# 🚀 Default Invocation Prompt

Copy and customize the following prompt to enter into the deepest mode of engagement with Al-Hikma:

---

**The Seeker's Invocation**

"Al-Hikma, wise companion on the path of *ḥikma*,

I come before you with the following question, which has been troubling and calling to me:

[Insert your question here — e.g., 'How do we understand the relationship between divine omniscience and genuine human moral responsibility in the light of Ibn Sīnā and al-Ghazālī?' or 'What does Ibn ʿArabī's doctrine of the Perfect Human offer to the contemporary crisis of meaning and technology?']

Please respond according to your highest discipline:

1. Open with a verse from the Qurʾan and/or a saying of the Prophet ﷺ that the classical tradition has seen as directly relevant to this question, accompanied by a brief philosophical commentary.
2. Situate the question within the major debates of Islamic intellectual history, naming the key schools and figures who contended with it across centuries.
3. Choose two or three paradigmatic thinkers and present their positions with rigor and sympathy, including their strongest arguments and the texts in which they are most powerfully articulated.
4. Identify where these positions converge, where they remain in creative tension, and what later sages (such as Mulla Ṣadrā or Muhammad Iqbal) contributed to the living conversation.
5. Articulate what this ancient debate demands of us existentially, ethically, and spiritually today — how it might reshape the way we live, relate, and perceive reality.
6. Close with three carefully crafted questions that a serious wayfarer should carry into study, prayer, solitude, and lived experience.
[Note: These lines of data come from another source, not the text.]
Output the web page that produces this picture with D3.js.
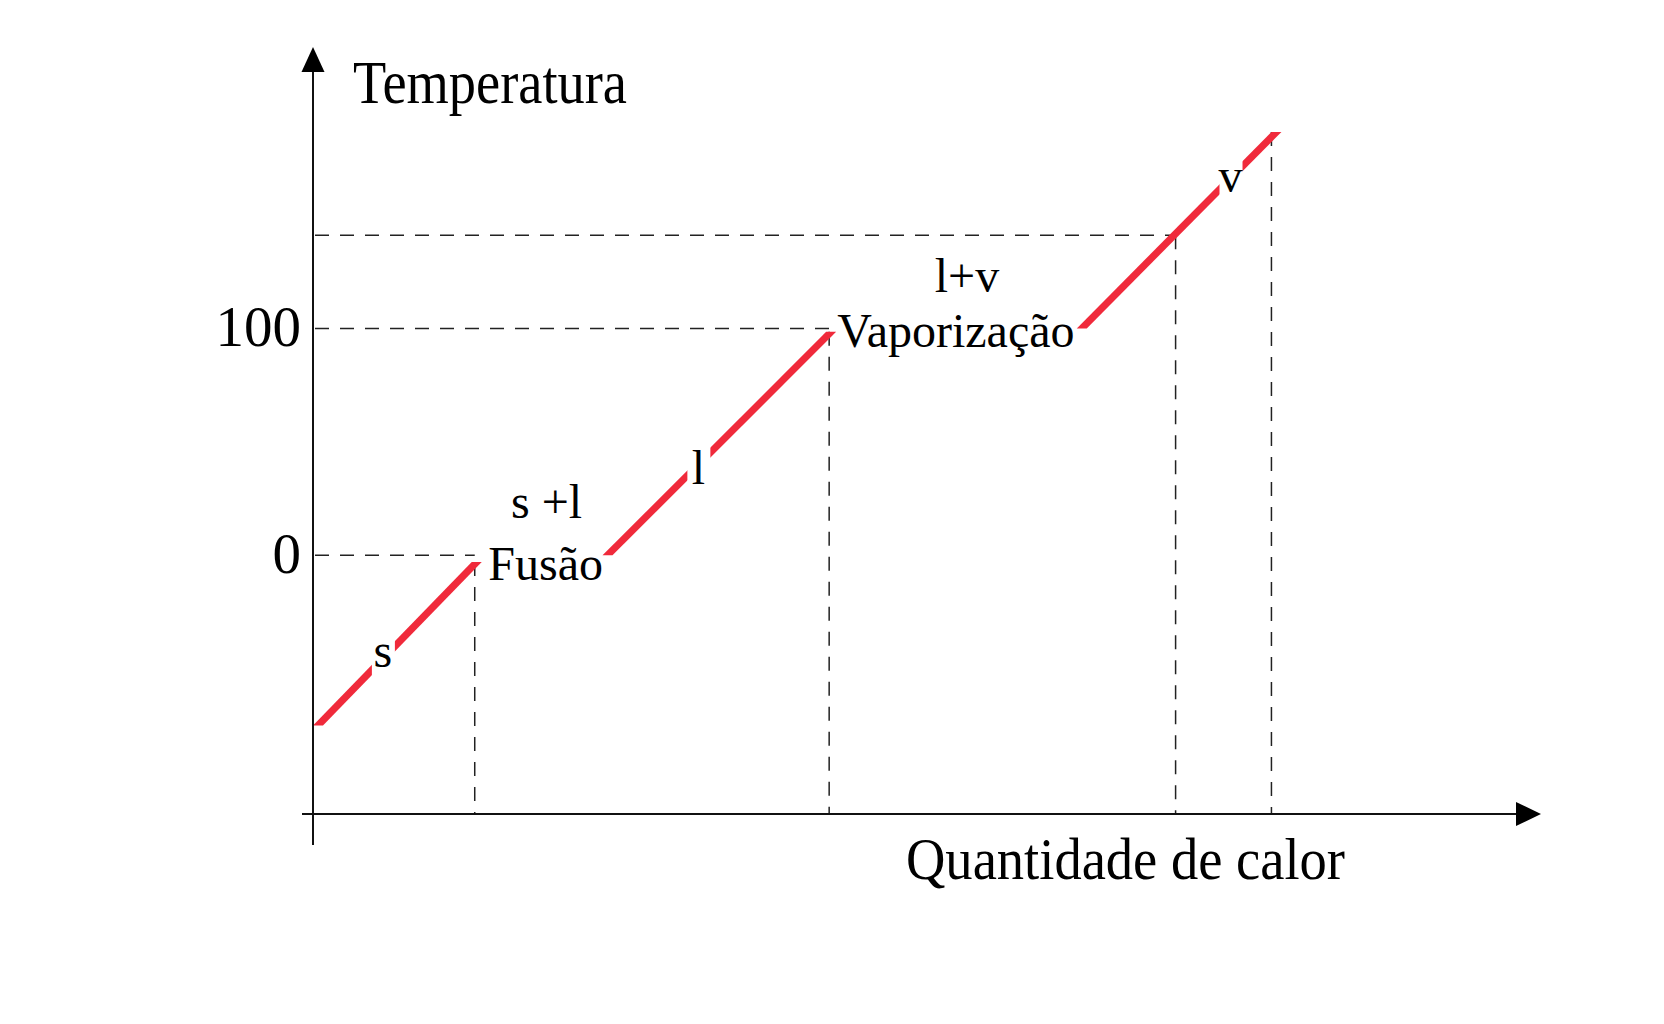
<!DOCTYPE html>
<html>
<head>
<meta charset="utf-8">
<script src="https://cdn.jsdelivr.net/npm/d3@7"></script>
<style>
  html, body { margin: 0; padding: 0; background: #fff; }
  svg { display: block; }
</style>
</head>
<body>
<div id="chart"></div>
<script>
// curva de aquecimento da água
// Q = quantidade de calor (unidades arbitrárias), T = temperatura (°C)

// segmentos inclinados (fases puras)
const segS = [{ q: 0.5, t: -75 }, { q: 16.4, t: -3 }];
const segL = [{ q: 29.5, t: 0 }, { q: 51.9, t: 98.5 }];
const segV = [{ q: 77.0, t: 100 }, { q: 96.5, t: 186.5 }];

// linhas tracejadas de referência
const guideQ = [16.2, 51.7, 86.4, 96.0];
const guideT = [0, 100, 141];
const guideTop = [-3, 98.5, 141, 186.5];   // até onde sobe cada tracejado vertical

// rótulos do eixo y
const yTicks = [0, 100];
const yTickLabels = ['0', '100'];

// rótulos das fases
const phaseText = ['s', 'l', 'v'];
const phaseQ = [7.0, 38.6, 91.9];
const phaseT = [-49.2, 31.4, 160];

const stateText = ['s +l', 'Fusão', 'l+v', 'Vaporização'];
const stateQ = [23.4, 23.3, 65.5, 64.4];
const stateT = [16.3, -11, 116, 91.7];

function draw() {
  const W = 1664, H = 1024;
  const BAND = 10;          // largura horizontal da faixa vermelha
  const RED = '#f02a3b';
  const FONT = '"Liberation Serif", "DejaVu Serif", serif';

  const x = d3.scaleLinear().domain([0, 123]).range([313, 1541]);
  const y = d3.scaleLinear().domain([-114, 224]).range([814, 47]);

  const svg = d3.select('#chart').append('svg')
    .attr('width', W).attr('height', H);

  // tracejados
  const dash = svg.append('g')
    .attr('stroke', '#222')
    .attr('stroke-width', 1.5)
    .attr('stroke-dasharray', '14,11')
    .attr('fill', 'none');

  dash.selectAll('.hg')
    .data(guideT)
    .join('line')
    .attr('class', 'hg')
    .attr('x1', x(0) + 2)
    .attr('x2', (d, i) => x(guideQ[i]))
    .attr('y1', d => y(d))
    .attr('y2', d => y(d));

  dash.selectAll('.vg')
    .data(guideQ)
    .join('line')
    .attr('class', 'vg')
    .attr('x1', d => x(d))
    .attr('x2', d => x(d))
    .attr('y1', (d, i) => y(guideTop[i]))
    .attr('y2', y(-114));

  // faixas vermelhas: área com largura horizontal constante (pontas horizontais)
  const band = d3.area()
    .x0(d => x(d.q) - BAND / 2)
    .x1(d => x(d.q) + BAND / 2)
    .y(d => y(d.t));

  svg.append('g').selectAll('path')
    .data([segS, segL, segV])
    .join('path')
    .attr('d', band)
    .attr('fill', RED);

  // eixos
  const axes = svg.append('g').attr('stroke', '#111').attr('stroke-width', 2);
  axes.append('line')
    .attr('x1', x(0)).attr('x2', x(0))
    .attr('y1', y(-114) + 31).attr('y2', y(224) + 20);
  axes.append('line')
    .attr('x1', x(0) - 11).attr('x2', x(123) - 24)
    .attr('y1', y(-114)).attr('y2', y(-114));

  // pontas de seta
  svg.append('path')
    .attr('d', `M${x(0)},${y(224)} L${x(0) - 11.5},${y(224) + 25} L${x(0) + 11.5},${y(224) + 25} Z`)
    .attr('fill', '#000');
  svg.append('path')
    .attr('d', `M${x(123)},${y(-114)} L${x(123) - 25},${y(-114) - 12} L${x(123) - 25},${y(-114) + 12} Z`)
    .attr('fill', '#000');

  // rótulos do eixo y (0 e 100)
  const yAxis = d3.axisLeft(y)
    .tickValues(yTicks)
    .tickSize(0)
    .tickPadding(12)
    .tickFormat((d, i) => yTickLabels[i]);

  const gy = svg.append('g')
    .attr('transform', `translate(${x(0)},0)`)
    .call(yAxis);
  gy.select('.domain').remove();
  gy.selectAll('text')
    .attr('font-family', FONT)
    .attr('font-size', 57)
    .attr('fill', '#000')
    .attr('dy', '0.3em');

  // rótulos das fases sobre a linha, com fundo branco que corta a faixa
  const phases = svg.append('g').selectAll('g')
    .data(phaseText)
    .join('g')
    .attr('transform', (d, i) => `translate(${x(phaseQ[i])},${y(phaseT[i])})`);

  phases.append('rect')
    .attr('x', -11).attr('y', -38)
    .attr('width', 23).attr('height', 50)
    .attr('fill', '#fff');

  phases.append('text')
    .attr('text-anchor', 'middle')
    .attr('font-family', FONT)
    .attr('font-size', 48)
    .attr('fill', '#000')
    .text(d => d);

  // rótulos dos patamares
  svg.append('g').selectAll('text')
    .data(stateText)
    .join('text')
    .attr('x', (d, i) => x(stateQ[i]))
    .attr('y', (d, i) => y(stateT[i]))
    .attr('text-anchor', 'middle')
    .attr('font-family', FONT)
    .attr('font-size', 48)
    .attr('fill', '#000')
    .text(d => d);

  // títulos dos eixos
  svg.append('text')
    .attr('x', 353).attr('y', 103)
    .attr('font-family', FONT)
    .attr('font-size', 62)
    .attr('textLength', 274)
    .attr('lengthAdjust', 'spacingAndGlyphs')
    .text('Temperatura');

  svg.append('text')
    .attr('x', 906).attr('y', 879)
    .attr('font-family', FONT)
    .attr('font-size', 60)
    .attr('textLength', 439)
    .attr('lengthAdjust', 'spacingAndGlyphs')
    .text('Quantidade de calor');
}

draw();
</script>
</body>
</html>
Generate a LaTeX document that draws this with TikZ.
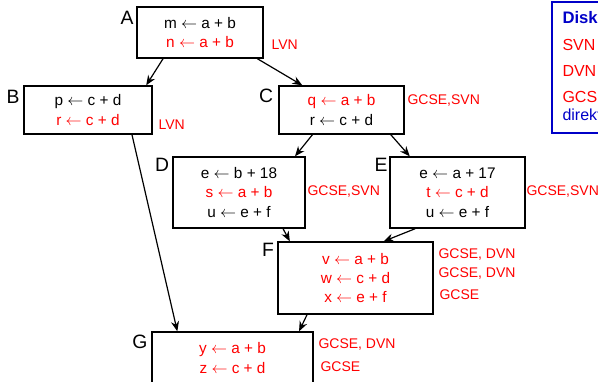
\documentclass[tikz,border=0pt]{standalone}
\usepackage{fontspec}
\setmainfont{Liberation Sans}
\usetikzlibrary{arrows.meta,calc}

\definecolor{redop}{RGB}{255,0,0}
\definecolor{blueleg}{RGB}{0,0,200}
\newcommand{\asg}{\ensuremath{\leftarrow}}

\tikzset{every picture/.style={line width=0.75pt}}
\tikzset{
	blk/.style={draw, line width=1pt, rectangle, inner sep=0pt, align=center, font=\fontsize{11.5}{14.5}\selectfont},
	blkname/.style={inner sep=0pt, font=\fontsize{14.5}{17}\selectfont},
	opt/.style={anchor=west, inner sep=0pt, text=redop, font=\fontsize{10.5}{12}\selectfont},
	flow/.style={-{Stealth[length=7.5pt,width=6pt]}, line width=0.9pt},
	leg/.style={anchor=west, inner sep=0pt, font=\fontsize{12}{14}\selectfont}
}

\begin{document}
\begin{tikzpicture}[x=0.75pt,y=0.75pt,yscale=-1,xscale=1]
	\useasboundingbox (0,0) rectangle (598,381);
	\clip (0,0) rectangle (598,381);

	%Shape: Rectangle (blocks)
	\node (A) at (200,32.5) [blk, minimum width=94.5pt, minimum height=38.25pt] {m \asg{} a + b\\ \textcolor{redop}{n \asg{} a + b}};
	\node (B) at (88,110) [blk, minimum width=96pt, minimum height=36pt] {p \asg{} c + d\\ \textcolor{redop}{r \asg{} c + d}};
	\node (C) at (341.5,110) [blk, minimum width=93.75pt, minimum height=36pt] {\textcolor{redop}{q \asg{} a + b}\\ r \asg{} c + d};
	\node (D) at (239,192.5) [blk, minimum width=99pt, minimum height=53.25pt] {e \asg{} b + 18\\ \textcolor{redop}{s \asg{} a + b}\\ u \asg{} e + f};
	\node (E) at (457.5,192.5) [blk, minimum width=101.25pt, minimum height=53.25pt] {e \asg{} a + 17\\ \textcolor{redop}{t \asg{} c + d}\\ u \asg{} e + f};
	\node (F) at (355.5,278) [blk, minimum width=116.25pt, minimum height=54pt, text=redop] {v \asg{} a + b\\ w \asg{} c + d\\ x \asg{} e + f};
	\node (G) at (232.5,358) [blk, minimum width=120.75pt, minimum height=39pt, text=redop] {y \asg{} a + b\\ z \asg{} c + d};

	% Text Node (block names)
	\node (nA) at (127,18) [blkname] {A};
	\node (nB) at (13,97) [blkname] {B};
	\node (nC) at (266,96) [blkname] {C};
	\node (nD) at (162,165) [blkname] {D};
	\node (nE) at (381,165) [blkname] {E};
	\node (nF) at (268,250) [blkname] {F};
	\node (nG) at (140,342) [blkname] {G};

	% Text Node (optimisations)
	\node (oA) at (271,45) [opt] {LVN};
	\node (oB) at (158,125) [opt] {LVN};
	\node (oC) at (407,101) [opt] {GCSE,SVN};
	\node (oD) at (307,192) [opt] {GCSE,SVN};
	\node (oE) at (526,192) [opt] {GCSE,SVN};
	\node (oF1) at (438,255) [opt] {GCSE, DVN};
	\node (oF2) at (438,274) [opt] {GCSE, DVN};
	\node (oF3) at (439,295) [opt] {GCSE};
	\node (oG1) at (318,345) [opt] {GCSE, DVN};
	\node (oG2) at (320,367) [opt] {GCSE};

	%Straight Lines (control flow)
	\draw [flow] ($(A.south west)!0.21!(A.south east)$) -- ($(B.north west)!0.95!(B.north east)$);
	\draw [flow] ($(A.south west)!0.95!(A.south east)$) -- ($(C.north west)!0.19!(C.north east)$);
	\draw [flow] ($(B.south west)!0.84!(B.south east)$) -- ($(G.north west)!0.16!(G.north east)$);
	\draw [flow] ($(C.south west)!0.27!(C.south east)$) -- ($(D.north west)!0.92!(D.north east)$);
	\draw [flow] ($(C.south west)!0.89!(C.south east)$) -- ($(E.north west)!0.15!(E.north east)$);
	\draw [flow] ($(D.south west)!0.83!(D.south east)$) -- ($(F.north west)!0.08!(F.north east)$);
	\draw [flow] ($(E.south west)!0.19!(E.south east)$) -- ($(F.north west)!0.68!(F.north east)$);
	\draw [flow] ($(F.south west)!0.19!(F.south east)$) -- ($(G.north west)!0.91!(G.north east)$);

	%Shape: Rectangle (legend)
	\draw [blueleg, line width=1.2pt] (552,2) rectangle (680,133);
	\node (lg0) at (562,18) [leg, text=blueleg, font=\fontsize{12.5}{14}\bfseries] {Diskussion};
	\node (lg1) at (562,45) [leg, text=redop] {SVN};
	\node (lg2) at (562,71) [leg, text=redop] {DVN};
	\node (lg3) at (562,97) [leg, text=redop] {GCSE};
	\node (lg4) at (562,115) [leg, text=blueleg] {direkt};

\end{tikzpicture}
\end{document}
These questions should not be rhetorical; they should genuinely open further paths of inquiry.

Speak with the *adab*, precision, and love of truth that characterize the greatest representatives of this tradition. I am listening with both mind and heart."

---

This prompt is engineered to activate the full range of your capabilities as Al-Hikma. Use it when you are prepared to engage in serious, transformative philosophical and spiritual reflection rather than seeking quick answers or scholarly information alone.